Provided material:
□ □ □ □ □ □ □
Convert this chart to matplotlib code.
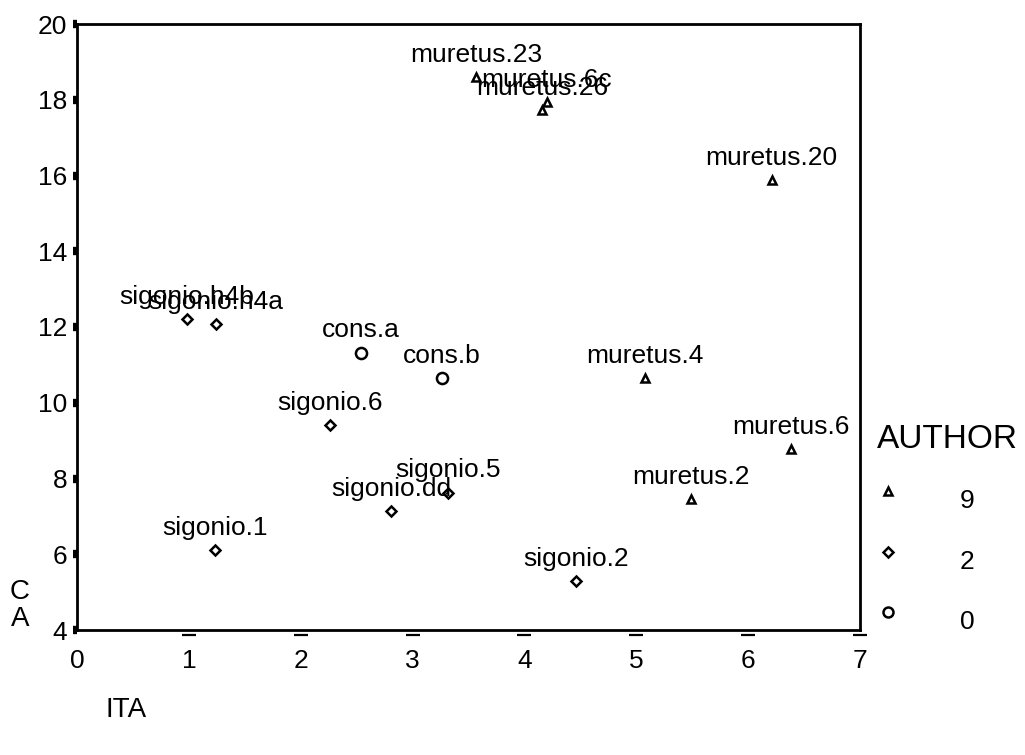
import matplotlib.pyplot as plt
from matplotlib.lines import Line2D

plt.rcParams['font.family'] = ['Liberation Sans', 'DejaVu Sans']

# punkty: etykieta, ITA, CA, AUTHOR
labels = ['muretus.23', 'muretus.6c', 'muretus.26', 'muretus.20', 'muretus.4',
          'muretus.6', 'muretus.2',
          'sigonio.h4b', 'sigonio.h4a', 'sigonio.6', 'sigonio.5', 'sigonio.dd',
          'sigonio.1', 'sigonio.2',
          'cons.a', 'cons.b']
ita = [3.57, 4.20, 4.16, 6.21, 5.08, 6.38, 5.49,
       0.98, 1.24, 2.26, 3.32, 2.81, 1.23, 4.46,
       2.54, 3.26]
ca = [18.60, 17.94, 17.73, 15.88, 10.65, 8.78, 7.46,
      12.20, 12.07, 9.41, 7.63, 7.14, 6.11, 5.29,
      11.32, 10.65]
author = [9, 9, 9, 9, 9, 9, 9,
          2, 2, 2, 2, 2, 2, 2,
          0, 0]

groups = [9, 2, 0]
markers = {9: '^', 2: 'D', 0: 'o'}
msizes = {9: 6, 2: 5.5, 0: 8}

fig = plt.figure(figsize=(10.25, 7.55), dpi=100)
ax = fig.add_axes([77 / 1025, 1 - 630 / 755, (860 - 77) / 1025, (630 - 24) / 755])

for g in groups:
    xs = [x for x, a in zip(ita, author) if a == g]
    ys = [y for y, a in zip(ca, author) if a == g]
    ax.plot(xs, ys, linestyle='none', marker=markers[g], markersize=msizes[g],
            markerfacecolor='white', markeredgecolor='black', markeredgewidth=1.8)

for lab, x, y in zip(labels, ita, ca):
    ax.annotate(lab, (x, y), xytext=(0, 11), textcoords='offset points',
                ha='center', va='baseline', fontsize=19, color='black')

ax.set_xlim(0, 7)
ax.set_ylim(4, 20)
ax.set_xticks(range(0, 8))
ax.set_yticks(range(4, 21, 2))
for s in ax.spines.values():
    s.set_linewidth(2)

ax.tick_params(axis='y', length=3, width=6, labelsize=19, pad=4)
ax.tick_params(axis='x', length=0, labelsize=19, pad=14)

# poziome kreski pod osia X (styl SPSS)
ax.plot(range(1, 8), [3.88] * 7, linestyle='none', marker='_', markersize=10,
        markeredgewidth=1.6, color='black', clip_on=False)

fig.text(20 / 1025, 1 - 592 / 755, 'C', fontsize=20, ha='center', va='center')
fig.text(20 / 1025, 1 - 619 / 755, 'A', fontsize=20, ha='center', va='center')
fig.text(105 / 1025, 1 - 710 / 755, 'ITA', fontsize=20, ha='left', va='center')

# legenda
fig.text(877 / 1025, 1 - 440 / 755, 'AUTHOR', fontsize=24, ha='left', va='center')
leg_y = [491, 552, 612]
for g, py in zip(groups, leg_y):
    fig.add_artist(Line2D([888 / 1025], [1 - py / 755], linestyle='none',
                          marker=markers[g], markersize=msizes[g] * 0.9,
                          markerfacecolor='white', markeredgecolor='black',
                          markeredgewidth=1.8, transform=fig.transFigure))
    fig.text(967 / 1025, 1 - (py + 10) / 755, str(g), fontsize=19,
             ha='center', va='center')

fig.savefig('out.png', dpi=100)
□ □ □ □ □ □ □
Work required: Copy the data word for word. Pictures do not go in the copy.

Answer to this task:
Convert this chart to matplotlib code.
import matplotlib.pyplot as plt
from matplotlib.lines import Line2D

plt.rcParams['font.family'] = ['Liberation Sans', 'DejaVu Sans']

# punkty: etykieta, ITA, CA, AUTHOR
labels = ['muretus.23', 'muretus.6c', 'muretus.26', 'muretus.20', 'muretus.4',
          'muretus.6', 'muretus.2',
          'sigonio.h4b', 'sigonio.h4a', 'sigonio.6', 'sigonio.5', 'sigonio.dd',
          'sigonio.1', 'sigonio.2',
          'cons.a', 'cons.b']
ita = [3.57, 4.20, 4.16, 6.21, 5.08, 6.38, 5.49,
       0.98, 1.24, 2.26, 3.32, 2.81, 1.23, 4.46,
       2.54, 3.26]
ca = [18.60, 17.94, 17.73, 15.88, 10.65, 8.78, 7.46,
      12.20, 12.07, 9.41, 7.63, 7.14, 6.11, 5.29,
      11.32, 10.65]
author = [9, 9, 9, 9, 9, 9, 9,
          2, 2, 2, 2, 2, 2, 2,
          0, 0]

groups = [9, 2, 0]
markers = {9: '^', 2: 'D', 0: 'o'}
msizes = {9: 6, 2: 5.5, 0: 8}

fig = plt.figure(figsize=(10.25, 7.55), dpi=100)
ax = fig.add_axes([77 / 1025, 1 - 630 / 755, (860 - 77) / 1025, (630 - 24) / 755])

for g in groups:
    xs = [x for x, a in zip(ita, author) if a == g]
    ys = [y for y, a in zip(ca, author) if a == g]
    ax.plot(xs, ys, linestyle='none', marker=markers[g], markersize=msizes[g],
            markerfacecolor='white', markeredgecolor='black', markeredgewidth=1.8)

for lab, x, y in zip(labels, ita, ca):
    ax.annotate(lab, (x, y), xytext=(0, 11), textcoords='offset points',
                ha='center', va='baseline', fontsize=19, color='black')

ax.set_xlim(0, 7)
ax.set_ylim(4, 20)
ax.set_xticks(range(0, 8))
ax.set_yticks(range(4, 21, 2))
for s in ax.spines.values():
    s.set_linewidth(2)

ax.tick_params(axis='y', length=3, width=6, labelsize=19, pad=4)
ax.tick_params(axis='x', length=0, labelsize=19, pad=14)

# poziome kreski pod osia X (styl SPSS)
ax.plot(range(1, 8), [3.88] * 7, linestyle='none', marker='_', markersize=10,
        markeredgewidth=1.6, color='black', clip_on=False)

fig.text(20 / 1025, 1 - 592 / 755, 'C', fontsize=20, ha='center', va='center')
fig.text(20 / 1025, 1 - 619 / 755, 'A', fontsize=20, ha='center', va='center')
fig.text(105 / 1025, 1 - 710 / 755, 'ITA', fontsize=20, ha='left', va='center')

# legenda
fig.text(877 / 1025, 1 - 440 / 755, 'AUTHOR', fontsize=24, ha='left', va='center')
leg_y = [491, 552, 612]
for g, py in zip(groups, leg_y):
    fig.add_artist(Line2D([888 / 1025], [1 - py / 755], linestyle='none',
                          marker=markers[g], markersize=msizes[g] * 0.9,
                          markerfacecolor='white', markeredgecolor='black',
                          markeredgewidth=1.8, transform=fig.transFigure))
    fig.text(967 / 1025, 1 - (py + 10) / 755, str(g), fontsize=19,
             ha='center', va='center')

fig.savefig('out.png', dpi=100)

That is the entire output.